Dans son rapport, la Fed de New York précise que « la position de gains ou pertes non réalisés n’a aucun effet sur le revenu net ou les remises au Trésor, sauf en cas de cession effective des actifs ».
En clair : tant que les titres restent dans les livres, la perte est théorique. Mais elle existe.
Une stratégie qui interroge
Ce déséquilibre massif soulève une vraie question : jusqu’à quand une banque centrale peut-elle encaisser des pertes de cette ampleur sans impact concret ?
Même si la Fed insiste sur la neutralité de ces pertes dans la conduite de sa politique, leur existence alimente un doute sur la durabilité du modèle. À force de maintenir des taux élevés pour lutter contre l’inflation, l’institution fragilise son propre bilan.

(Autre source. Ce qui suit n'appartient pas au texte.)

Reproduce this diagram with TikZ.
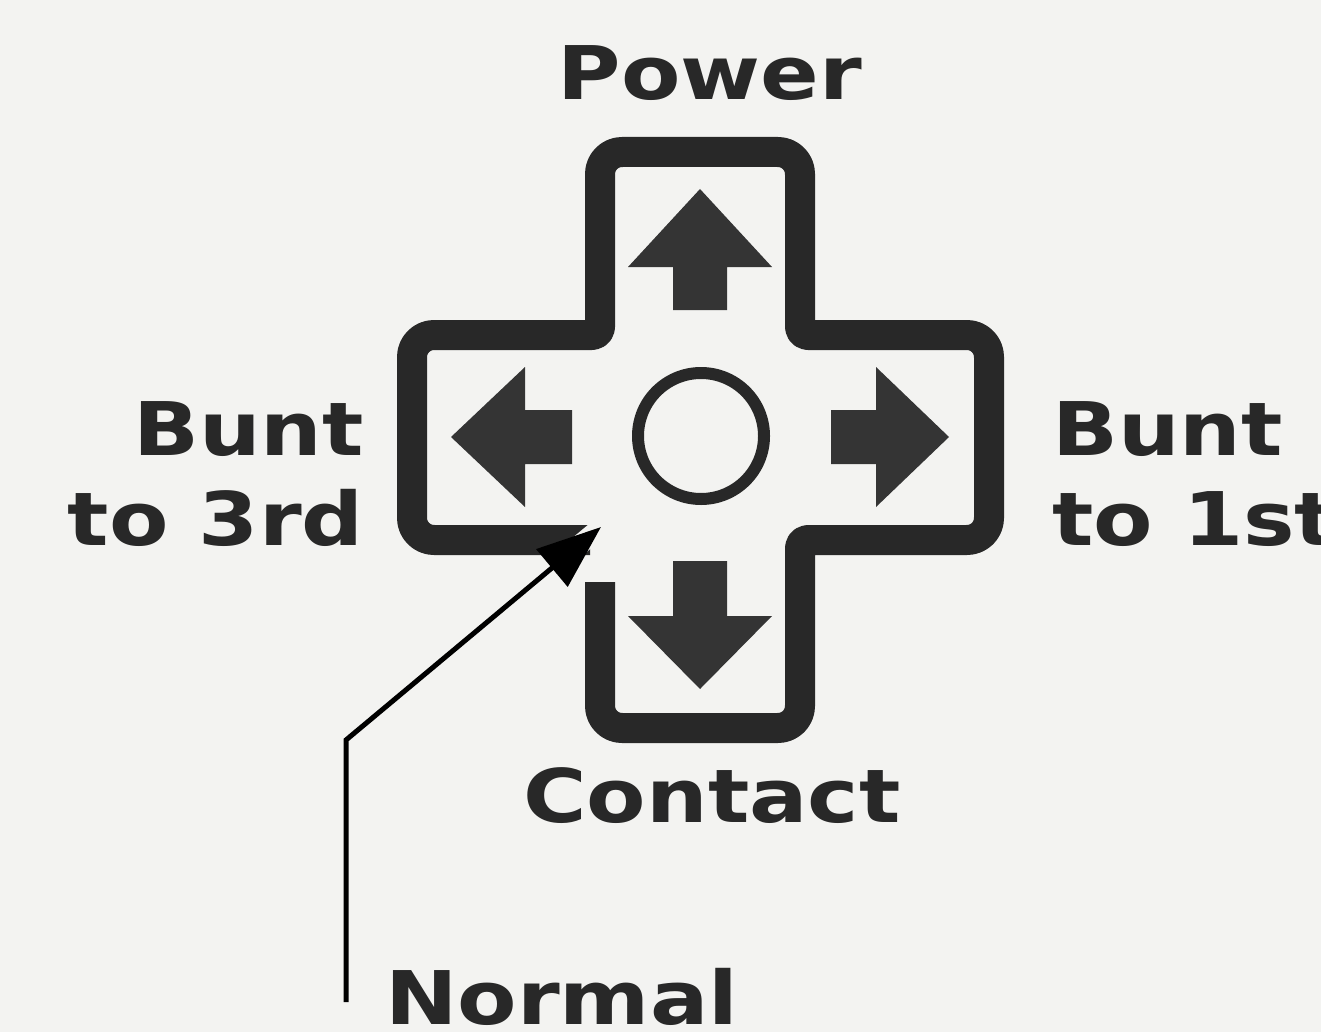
\documentclass[tikz,border=0pt]{standalone}
\usepackage{fontspec}
\newfontfamily\pixfont{DejaVu Sans}[FakeStretch=1.17]
\usetikzlibrary{arrows.meta}
\definecolor{bg}{RGB}{243,243,241}
\definecolor{ink}{RGB}{40,40,40}
\definecolor{arrowink}{RGB}{52,52,52}
\begin{document}
\begin{tikzpicture}[x=1pt,y=-1pt,
  lbl/.style={font=\pixfont\bfseries\fontsize{74}{80}\selectfont, text=ink, inner sep=0pt},
  crossline/.style={draw=ink, line width=30pt, line join=round},
  padarrow/.style={fill=arrowink, draw=none},
  pointer/.style={draw=black, line width=5pt},
  halo/.style={draw=bg, line width=20pt}]
\fill[bg] (0,0) rectangle (1321,1032);
\useasboundingbox (0,0) rectangle (1321,1032);
\clip (0,0) rectangle (1321,1032);

% cross outline (open at the lower-left inner corner)
\draw[crossline] (600,582)
  [rounded corners=22pt] -- (600,728) -- (800,728)
  [rounded corners=8pt] -- (800,540)
  [rounded corners=22pt] -- (989,540) -- (989,335)
  [rounded corners=8pt] -- (800,335)
  [rounded corners=22pt] -- (800,152) -- (600,152)
  [rounded corners=8pt] -- (600,335)
  [rounded corners=22pt] -- (412,335) -- (412,540)
  -- (590,540);

% direction arrows
\fill[padarrow] (700,189) -- (772,267) -- (727,267) -- (727,310) -- (673,310) -- (673,267) -- (628,267) -- cycle;
\fill[padarrow] (700,689) -- (772,616) -- (727,616) -- (727,561) -- (673,561) -- (673,616) -- (628,616) -- cycle;
\fill[padarrow] (451,437) -- (525,367) -- (525,410) -- (572,410) -- (572,464) -- (525,464) -- (525,507) -- cycle;
\fill[padarrow] (949,437) -- (876,367) -- (876,410) -- (831,410) -- (831,464) -- (876,464) -- (876,507) -- cycle;

% centre button
\node[draw=ink, line width=12pt, circle, minimum size=126pt, inner sep=0pt] (btn) at (701,436) {};

% labels
\node[lbl, anchor=base] (power) at (710,100) {Power};
\node[lbl, anchor=base east] (bunt3a) at (364,455) {Bunt};
\node[lbl, anchor=base east] (bunt3b) at (364,545) {to 3rd};
\node[lbl, anchor=base west] (bunt1a) at (1052,455) {Bunt};
\node[lbl, anchor=base west] (bunt1b) at (1052,545) {to 1st};
\node[lbl, anchor=base] (contact) at (712,822) {Contact};
\node[lbl, anchor=base west] (normal) at (385,1024) {Normal};

% pointer for "Normal"
\coordinate (nbot) at (346,1002);
\coordinate (nbend) at (346,740);
\coordinate (ntip) at (601,527);
\draw[halo, shorten <=150pt] (nbend) -- (ntip);
\draw[pointer, line join=miter, -{Triangle[length=64pt,width=48pt]}] (nbot) -- (nbend) -- (ntip);
\end{tikzpicture}
\end{document}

Un signal à ne pas sous-estimer
Pour les marchés comme pour les observateurs, ce chiffre dépasse la simple comptabilité. Il reflète le coût réel – et encore partiellement invisible – des choix de politique monétaire des dernières années.
La question n’est donc pas si la Fed va réagir, mais quand ces pertes finiront par avoir un effet politique ou économique. Car dans un contexte mondial tendu, la confiance dans les banques centrales reste un pilier fragile.